Greg Peterson and Nadim AbuHaidar brought their Extra Edge Air Show to Tucucmari for the first time. In the performance, Peterson, flying the Extra 300L and AbuHaidar in the Edge 540 coordinated their stunts, often crossing each other close enough that at ground level it appears a disaster was narrowly avoided.

The two business partners are part owners of OK3AIR, an aviation company in Salt Lake City. AbuHaidar, a graduate of George Washington University and Peterson, a business degree holder from Indiana University, fly in air shows to promote their business, not to make a living.

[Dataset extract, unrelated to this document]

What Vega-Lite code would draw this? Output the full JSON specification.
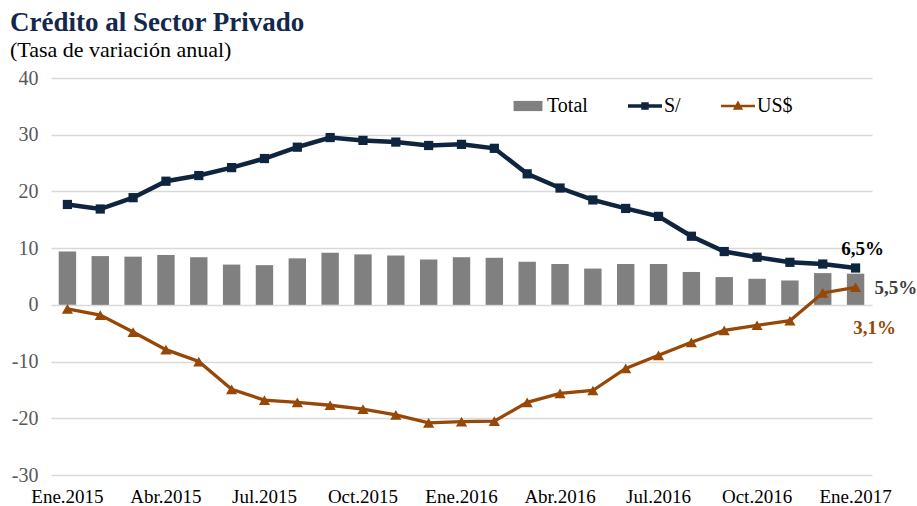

They said the mid-week air shows are tough to attend because of their work schedules, but they were impressed with the event.

“The people that put it on are really very nice and it’s actually very professionally run,” Peterson said. “The people here are really nice people, so it is a nice show to come to.”

The loudest jet at the show was the F-18, which closed the show as part of the Navy Legacy Flight. The top-line fighter jet had the announcer warning the kids to hold their ears as it prepared to pass over the crowd. After the jet landed, pilot Mike DePalma signed autographs and posed for pictures. The Manhattan, N.Y. native was visiting Tucumcari for the first time, he said he cruised Route 66 Tuesday night.

“I like the town, it is interesting to say the least,” he said. “I would recommend it to my buddies who take over for me, it is a great time and people here are very down to earth.”